I've been watching the situation at Wordpress blogs, and did some commenting at this thread (scroll up for more). Wordpress has somehow made https mandatory. That is, whether you link with a http or https url, it is treated as https. To solve the problem of all the old images etc that don't supply certificates, they make their own cached copies with https url. The problem there is with locations that update content; the cached image doesn't change. Worse, the system intercepts links to such locations, and directs to whatever cache they have. You could find that you don't see what you thought you were linking to, but a copy that someone may have made on even a different WP site months ago.

Moyhu won't have that problem (as yet), because Blogger doesn't switch URLs, and also doesn't cache. So I will use entirely http links to past posts, and you should too. Again if you don't you'll see missing images, and maybe a scary message. For the moment I'm planning to restrict HTTPS linking to the home page and probably some heavily used pages like latest data and trend view.

Sunday, May 15, 2016

April GISS down 0.18°C - hottest April in record.

In fact, GISS first exceeded 1°C in October 2015, so until then everything over 1°C is a monthly record. October was 1.07, so April is getting back to that. GISS 2016 went from 1.29°C in March to 1.11°C in April. The drop in GISS was higher than other indicators; TempLS mesh was down 0.075°C (China increased it); NCEP/NCAR down 0.15°C. For the lower troposphere, RSS was down about 0.09°C, UAH down 0.02°C.

The Arctic was cooler, and GISS is sensitive to that. Other regional changes were much as discussed in the TempLS post. As usual, I'll show the GISS map and the corresponding TempLS below the fold.

In other news, Arctic Sea Ice is still melting fast..

Sunday, May 8, 2016

Surface TempLS global temperature down 0.104°C in April

TempLS mesh, reported here (as of 8 May, 4263 stations, China still to arrive), was down from 1.032°C in March to 0.928 in April (base 1961-90). This is slightly smaller drop than the NCEP/NCAR index (0.15), but larger than the satellite reductions(UAH 0.02; RSS 0.09). TempLS grid dropped by more (0.136°C), which is similar to NCEP/NCAR.

The spherical harmonics map is here:



Again unusually warm in Russia and W North America (except Labrador strait region). Not so warm in Arctic, cold over Hudson's Bay.

In the attributions plot, the main point of interest is that SST has risen again. The land pattern is similar to recent, but more subdued.
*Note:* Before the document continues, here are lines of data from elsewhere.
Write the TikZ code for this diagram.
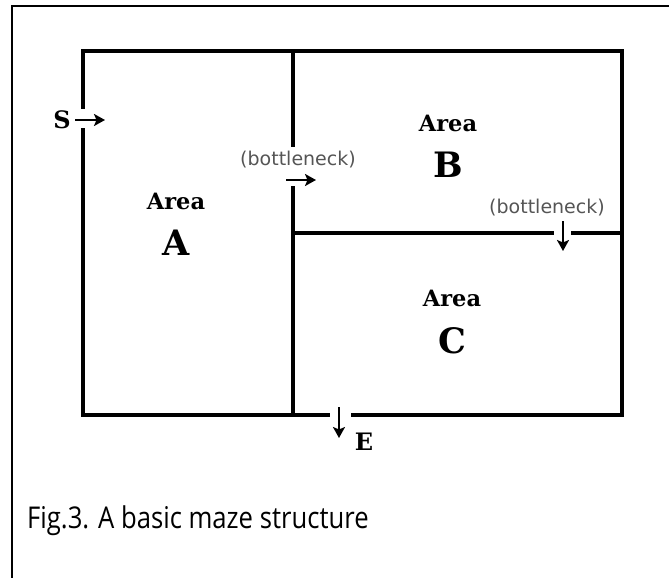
\documentclass[tikz,border=0pt]{standalone}
\usepackage{fontspec}
\setmainfont{DejaVu Serif}
\newfontfamily\capfont{Open Sans}
\newfontfamily\smallfont{DejaVu Sans}
\usetikzlibrary{arrows.meta}
\definecolor{bntext}{HTML}{555555}
\tikzset{
  wall/.style={line width=3.5pt, line cap=rect, line join=miter},
  frameline/.style={line width=2pt},
  arr/.style={line width=2.4pt, -{Stealth[length=11pt,width=12pt,inset=2.5pt]}},
  areaword/.style={font=\fontsize{22.5}{24}\selectfont\bfseries, inner sep=0pt},
  arealetter/.style={font=\fontsize{35}{37}\selectfont\bfseries, inner sep=0pt},
  endlabel/.style={font=\fontsize{24}{26}\selectfont\bfseries, inner sep=0pt},
  bneck/.style={font=\smallfont\fontsize{19}{21}\selectfont, text=bntext, inner sep=0pt},
  caption/.style={font=\capfont\fontsize{30}{33}\selectfont, inner sep=0pt, anchor=base west, xscale=0.855}
}
\begin{document}
\begin{tikzpicture}[x=1pt,y=-1pt]
\useasboundingbox (0,0) rectangle (669,578);
% outer frame (only top and left edges visible)
\coordinate (f1) at (12,578);
\coordinate (f2) at (12,6);
\coordinate (f3) at (669,6);
\draw[frameline] (f1) -- (f2) -- (f3);
% maze corners
\coordinate (tl) at (83,51);
\coordinate (tr) at (622,51);
\coordinate (br) at (622,415);
\coordinate (bl) at (83,415);
\coordinate (sg1) at (83,107);
\coordinate (sg2) at (83,130);
\coordinate (eg1) at (353,415);
\coordinate (eg2) at (328,415);
\coordinate (mt) at (293,51);
\coordinate (mg1) at (293,145);
\coordinate (mg2) at (293,188);
\coordinate (mb) at (293,415);
\coordinate (hl) at (293,233);
\coordinate (hg1) at (552,233);
\coordinate (hg2) at (573,233);
\coordinate (hr) at (622,233);
\draw[wall] (sg1) -- (tl) -- (tr) -- (br) -- (eg1);
\draw[wall] (eg2) -- (bl) -- (sg2);
\draw[wall] (mt) -- (mg1);
\draw[wall] (mg2) -- (mb);
\draw[wall] (hl) -- (hg1);
\draw[wall] (hg2) -- (hr);
% arrows
\coordinate (sa1) at (75,120);
\coordinate (sa2) at (105,120);
\coordinate (ba1) at (286,180);
\coordinate (ba2) at (316,180);
\coordinate (ca1) at (563,221);
\coordinate (ca2) at (563,251);
\coordinate (ea1) at (339,407);
\coordinate (ea2) at (339,438);
\draw[arr] (sa1) -- (sa2);
\draw[arr] (ba1) -- (ba2);
\draw[arr] (ca1) -- (ca2);
\draw[arr] (ea1) -- (ea2);
% labels
\node[endlabel] (S) at (62,120) {S};
\node[endlabel] (E) at (364,442) {E};
\node[bneck] (bn1) at (298,160) {(bottleneck)};
\node[bneck] (bn2) at (547,208) {(bottleneck)};
\node[areaword] (wa) at (176,201) {Area};
\node[arealetter] (la) at (176,243) {A};
\node[areaword] (wb) at (448,123) {Area};
\node[arealetter] (lb) at (448,165) {B};
\node[areaword] (wc) at (452,298) {Area};
\node[arealetter] (lc) at (452,341) {C};
\node[caption] (cap) at (27,528) {Fig.3. A basic maze structure};
\end{tikzpicture}
\end{document}
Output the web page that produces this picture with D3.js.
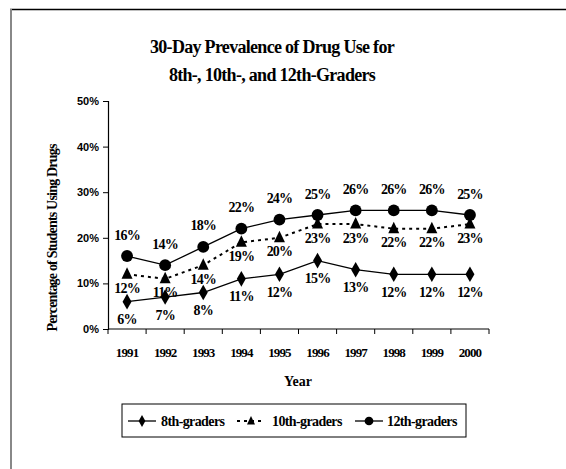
<!DOCTYPE html>
<html>
<head>
<meta charset="utf-8">
<script src="https://cdn.jsdelivr.net/npm/d3@7"></script>
<style>
  body { margin: 0; background: #fff; }
</style>
</head>
<body>
<svg id="chart" width="566" height="469"></svg>
<script>
// data
const years = ['1991', '1992', '1993', '1994', '1995', '1996', '1997', '1998', '1999', '2000'];
const eighth = [6, 7, 8, 11, 12, 15, 13, 12, 12, 12];
const tenth = [12, 11, 14, 19, 20, 23, 23, 22, 22, 23];
const twelfth = [16, 14, 18, 22, 24, 25, 26, 26, 26, 25];
const yTicks = [0, 10, 20, 30, 40, 50];
const seriesNames = ['8th-graders', '10th-graders', '12th-graders'];

const W = 566, H = 469;
const SERIF = "'Liberation Serif', 'Times New Roman', Times, 'DejaVu Serif', serif";
const SANS = "'Liberation Sans', Arial, Helvetica, sans-serif";
const svg = d3.select('#chart');

function txt(sel, size) {
  return sel.attr('font-family', SERIF).attr('font-weight', 'bold').attr('font-size', size).attr('fill', '#000');
}

// frame (only top and left edges are visible)
svg.append('line').attr('x1', 10).attr('x2', W).attr('y1', 9.5).attr('y2', 9.5)
  .attr('stroke', '#000').attr('stroke-width', 1.5);
svg.append('line').attr('x1', 11).attr('x2', 11).attr('y1', 9).attr('y2', H)
  .attr('stroke', '#888').attr('stroke-width', 2);

const x = d3.scaleBand().domain(years).range([108, 489]);
const y = d3.scaleLinear().domain([0, 50]).range([329, 101]);
const cx = d => x(d) + x.bandwidth() / 2;

// title
txt(svg.append('text'), 18).attr('x', 272).attr('y', 53).attr('text-anchor', 'middle')
  .attr('letter-spacing', -0.7).text('30-Day Prevalence of Drug Use for');
txt(svg.append('text'), 18).attr('x', 272).attr('y', 81).attr('text-anchor', 'middle')
  .attr('letter-spacing', -0.7).text('8th-, 10th-, and 12th-Graders');

// y axis
const yAxis = svg.append('g').attr('transform', 'translate(108,0)')
  .call(d3.axisLeft(y).tickValues(yTicks).tickFormat(d => d + '%').tickSize(5).tickPadding(4));
yAxis.select('.domain').attr('stroke', '#000').attr('stroke-width', 1.2);
yAxis.selectAll('line').attr('stroke', '#000');
yAxis.selectAll('text').attr('font-family', SANS).attr('font-size', 11).attr('font-weight', 'bold');

// x axis: ticks sit on the category boundaries
const xAxis = svg.append('g').attr('transform', 'translate(0,329)');
xAxis.append('line').attr('x1', 108).attr('x2', 489).attr('stroke', '#000').attr('stroke-width', 1.2);
xAxis.selectAll('line.tk').data(years.concat(['end'])).enter().append('line').attr('class', 'tk')
  .attr('x1', (d, i) => i < years.length ? x(d) : x(years[years.length - 1]) + x.bandwidth())
  .attr('x2', (d, i) => i < years.length ? x(d) : x(years[years.length - 1]) + x.bandwidth())
  .attr('y1', 0).attr('y2', 5).attr('stroke', '#000');
txt(xAxis.selectAll('text').data(years).enter().append('text'), 13)
  .attr('x', d => cx(d)).attr('y', 28).attr('text-anchor', 'middle')
  .attr('letter-spacing', -0.9).text(d => d);

// axis titles
txt(svg.append('text'), 14).attr('x', 298).attr('y', 386).attr('text-anchor', 'middle').text('Year');
txt(svg.append('text'), 14).attr('transform', 'translate(57,238) rotate(-90)').attr('text-anchor', 'middle')
  .attr('letter-spacing', -0.8).text('Percentage of Students Using Drugs');

const line = d3.line().x((d, i) => cx(years[i])).y(d => y(d));

function drawSeries(vals, dash, marker, labelDy) {
  svg.append('path').datum(vals).attr('d', line).attr('fill', 'none')
    .attr('stroke', '#000').attr('stroke-width', dash ? 2 : 1.3)
    .attr('stroke-dasharray', dash || null);
  svg.append('g').selectAll('path').data(vals).enter().append('path')
    .attr('d', marker)
    .attr('transform', (d, i) => `translate(${cx(years[i])},${y(d)})`)
    .attr('fill', '#000');
  txt(svg.append('g').selectAll('text').data(vals).enter().append('text'), 14)
    .attr('x', (d, i) => cx(years[i])).attr('y', d => y(d) + labelDy)
    .attr('text-anchor', 'middle').attr('dominant-baseline', 'central')
    .attr('letter-spacing', -0.8).text(d => d + '%');
}

const diamond = d3.symbol().type(d3.symbolDiamond).size(70)();
const triangle = 'M0,-7L5.5,4.5L-5.5,4.5Z';
const circle = d3.symbol().type(d3.symbolCircle).size(110)();

drawSeries(eighth, null, diamond, 18);
drawSeries(tenth, '3,4', triangle, 14);
drawSeries(twelfth, null, circle, -21);

// legend
const lg = svg.append('g');
lg.append('rect').attr('x', 122).attr('y', 404).attr('width', 344).attr('height', 33)
  .attr('fill', 'none').attr('stroke', '#000').attr('stroke-width', 1);
const legendItems = [
  { name: seriesNames[0], x0: 128, dash: null, marker: d3.symbol().type(d3.symbolDiamond).size(40)(), tx: 161 },
  { name: seriesNames[1], x0: 237, dash: '3,4', marker: 'M0,-5L4,3.5L-4,3.5Z', tx: 272 },
  { name: seriesNames[2], x0: 355, dash: null, marker: d3.symbol().type(d3.symbolCircle).size(60)(), tx: 387 }
];
legendItems.forEach(it => {
  lg.append('line').attr('x1', it.x0).attr('x2', it.x0 + 28).attr('y1', 421).attr('y2', 421)
    .attr('stroke', '#000').attr('stroke-width', it.dash ? 2 : 1.3).attr('stroke-dasharray', it.dash);
  lg.append('path').attr('d', it.marker).attr('transform', `translate(${it.x0 + 14},421)`).attr('fill', '#000');
  txt(lg.append('text'), 14).attr('x', it.tx).attr('y', 425.5).attr('letter-spacing', -0.6).text(it.name);
});
</script>
</body>
</html>
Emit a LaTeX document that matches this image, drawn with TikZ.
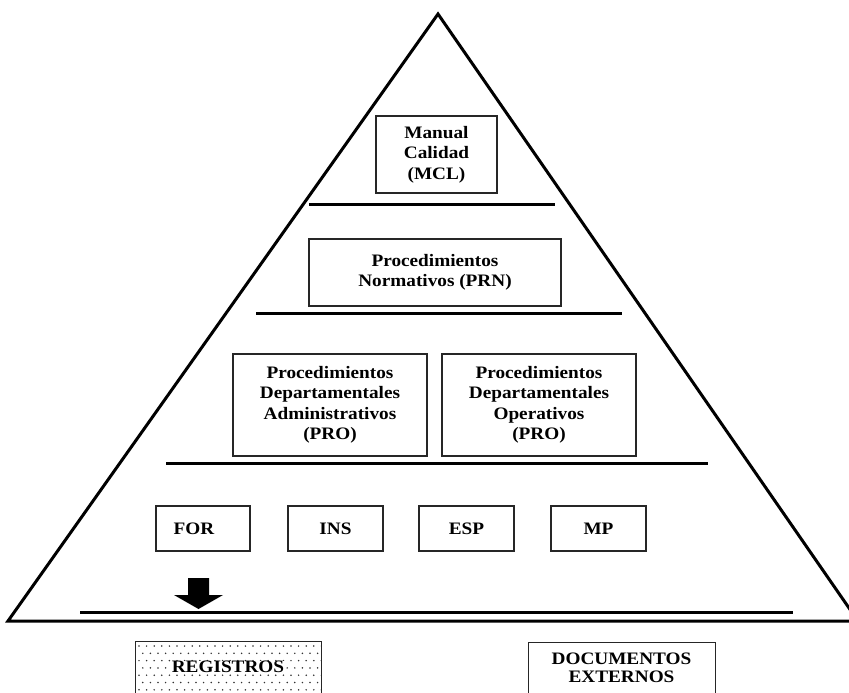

In other news, JAXA Arctic Sea Ice shows continued melting and record low levels; since mid April the margin between it and previous years has become quite marked.





Tuesday, May 3, 2016

April global NCEP/NCAR down by 0.15°C; still fourth warmest month

The NCEP/NCAR index that I calculate from their reanalysis was down by 0.147°C in April, from 0.783°C to 0.636 (anomaly base 1994-2013). That is then down 0.2°C from February, and coolest for 2016, but it still warmer than any month before 2016.

Temperatures have been stable near that average level since about March 10, after some very high earlier peaks. There was this time less warmth in the Arctic (except Greenland), but a broad band of warmth through Siberia, Eastern Europe, into Africa. Cold in NE Canada; patchy in Antarctica.

Among other reports, Karsten has GFS surface down from 0.794°C to 0.706°C. Roy Spencer has UAH 6 lower troposphere down slightly, from 0.73 to 0.71°C. ENSO numbers are down, and if you watch the ENSO movie of recent weeks, you can see the equatorial jet turning to cool.